Jörg Lau comments on a "significant moment in the country of immigration" Germany: a press conference with Asad Suleman und Halime Narin, two student representatives at the Herbert Hoover School in Berlin which recently mandated that only German be spoken in the school yard. "A reporter asked: 'How do you students here feel as victims?' Asad responded, smiling, 'I don't understand the question. Could you please explain?' The whole room – except for the increasingly sour immigration officer and a man from the Turkish embassy – burst out in laughter. The staged excitement collapsed. It was an astonishing experience: a young man from the middle of the much discussed parallel society, who politely but firmly refuses to accept the well-intended insistence by an appalled professional that he finally present himself officially as a victim."

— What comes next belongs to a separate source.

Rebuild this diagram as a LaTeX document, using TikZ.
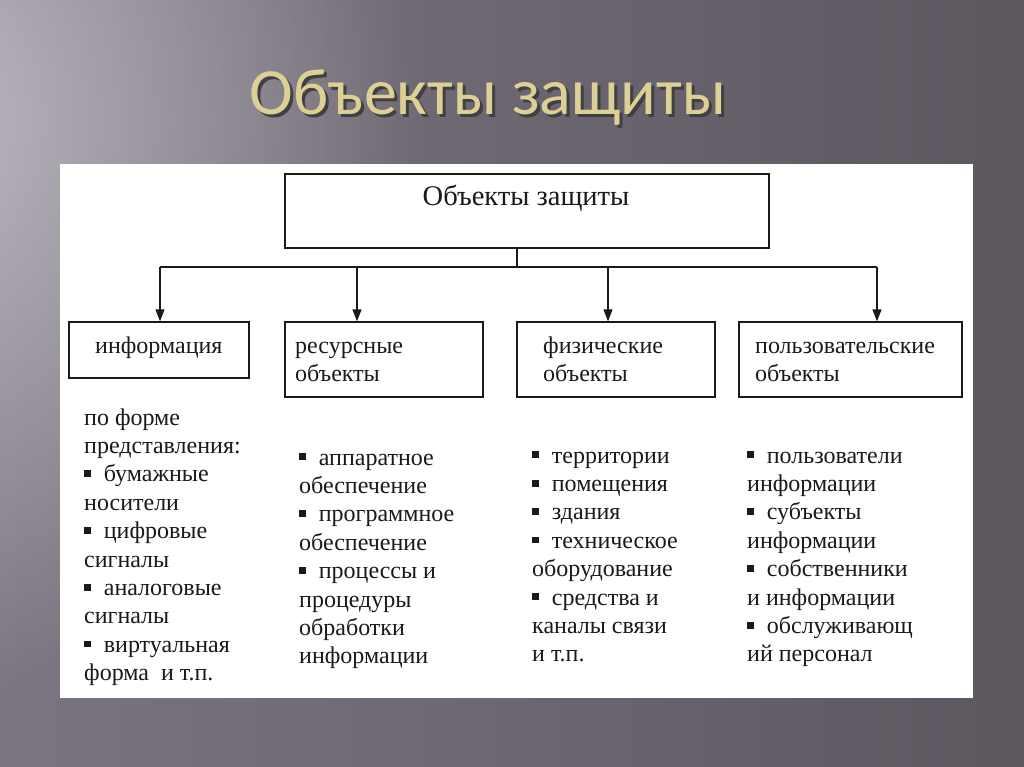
\documentclass[tikz,border=0pt]{standalone}
\usepackage{fontspec}
\setmainfont{Liberation Serif}
\newfontfamily\titlefont{Carlito}
\usetikzlibrary{arrows.meta,fadings}
\definecolor{bgleft}{HTML}{7A7580}
\definecolor{bgright}{HTML}{5C575F}
\definecolor{bglight}{HTML}{BEBAC2}
\definecolor{titlecol}{HTML}{DDD096}
\definecolor{inkcol}{HTML}{1A1A1A}
\tikzfading[name=softglow, inner color=transparent!0, outer color=transparent!100]
\newcommand{\bul}{\rule[0.2em]{0.27em}{0.28em}\hspace{0.55em}}
\newcommand{\coltext}[1]{\parbox[t]{8cm}{\fontsize{24}{28.4}\selectfont\raggedright #1}}
\newcommand{\shadowed}[1]{\rlap{\hspace{3pt}\raisebox{-3pt}{\textcolor{black!75}{#1}}}#1}
\tikzset{
  boxnode/.style={draw=inkcol, line width=1.3pt, fill=white, inner sep=0pt},
  lbl/.style={anchor=base west, inner sep=0pt, text=inkcol, font=\fontsize{24}{28.4}\selectfont},
  coltxt/.style={anchor=base west, inner sep=0pt, text=inkcol},
  conn/.style={draw=inkcol, line width=1.3pt},
  arr/.style={conn, -{Triangle[length=12pt,width=9pt]}},
}
\begin{document}
\begin{tikzpicture}[x=1pt,y=-1pt]
\useasboundingbox (0,0) rectangle (1024,767);
% background
\shade[left color=bgleft, right color=bgright] (0,0) rectangle (1024,767);
\fill[bglight, path fading=softglow, fit fading=true] (-600,-460) rectangle (420,700);
% title
\node[text=titlecol, font=\titlefont\fontsize{66}{72}\selectfont, anchor=base] (title) at (488,115) {\shadowed{Объекты защиты}};
% white panel
\fill[white] (60,164) rectangle (973,698);
% boxes
\node[boxnode, minimum width=484pt, minimum height=74pt] (top) at (527,211) {};
\node[boxnode, minimum width=180pt, minimum height=56pt] (info) at (159,350) {};
\node[boxnode, minimum width=198pt, minimum height=75pt] (res) at (384,359.5) {};
\node[boxnode, minimum width=198pt, minimum height=75pt] (phys) at (616,359.5) {};
\node[boxnode, minimum width=223pt, minimum height=75pt] (user) at (850.5,359.5) {};
% box labels
\node[lbl, anchor=base, font=\fontsize{28.5}{32}\selectfont] (ttop) at (526,206) {Объекты защиты};
\node[lbl] (tinfo) at (95,353) {информация};
\node[coltxt] (tres) at (295,353) {\coltext{ресурсные\\объекты}};
\node[coltxt] (tphys) at (543,353) {\coltext{физические\\объекты}};
\node[coltxt] (tuser) at (755,353) {\coltext{пользовательские\\объекты}};
% connectors
\coordinate (bus) at (517,267);
\coordinate (a1) at (160,267);
\coordinate (a2) at (357,267);
\coordinate (a3) at (608,267);
\coordinate (a4) at (877,267);
\draw[conn] (bus |- top.south) -- (bus);
\draw[conn] (a1) -- (a4);
\draw[arr] (a1) -- (a1 |- info.north);
\draw[arr] (a2) -- (a2 |- res.north);
\draw[arr] (a3) -- (a3 |- phys.north);
\draw[arr] (a4) -- (a4 |- user.north);
% columns
\node[coltxt] (c1) at (84,425) {\coltext{по форме\\представления:\\\bul бумажные\\носители\\\bul цифровые\\сигналы\\\bul аналоговые\\сигналы\\\bul виртуальная\\форма\ \ и т.п.}};
\node[coltxt] (c2) at (299,465) {\coltext{\bul аппаратное\\обеспечение\\\bul программное\\обеспечение\\\bul процессы и\\процедуры\\обработки\\информации}};
\node[coltxt] (c3) at (532,463) {\coltext{\bul территории\\\bul помещения\\\bul здания\\\bul техническое\\оборудование\\\bul средства и\\каналы связи\\и т.п.}};
\node[coltxt] (c4) at (747,463) {\coltext{\bul пользователи\\информации\\\bul субъекты\\информации\\\bul собственники\\и информации\\\bul обслуживающ\\ий персонал}};
\end{tikzpicture}
\end{document}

Der Tagesspiegel, 02.02.2006


Julian Hanich learns from film director Atom Egoyan, whose "Where the Truth Lies" opens in German cinemas today, that all his work is informed by his background as an Armenian born in Egypt and raised in Canada. "Gradually I have come to realise that pretty much everything has to do with the fact that I'm Armenian. It's bizarre to have to live with a denied history. I was recently talking to a Turkish artist of my generation, Kutlug Ataman, who I really admire. I had to keep reminding myself that he saw no reason to apologise for Turkish history because he was never taught this history."


Die Welt, 02.02.2006

Lang Lang was in Berlin and Manuel Brug, after poking a little fun at the pianist's cuteness, succumbed to the musical charisma with which he played Mozart's C minor piano concerto: "And then he plays, stupendously, flawlessly, with a fine elegance, light and yet with force. The Deutsche Symphonie-Orchester under Kent Nagano accompanies him, enraptured. Maybe there's a quantum of depth missing, an etherealness, a pause in the gloriously perfect, unbelievably delicate flow of those agile, pearly fingers. But the perfectly placed tempo accents in the cadence, the lyrically internal larghetto, the gently balanced, masterfully equilibrated brightness of the variation's finale – it breathes the ability of a true great."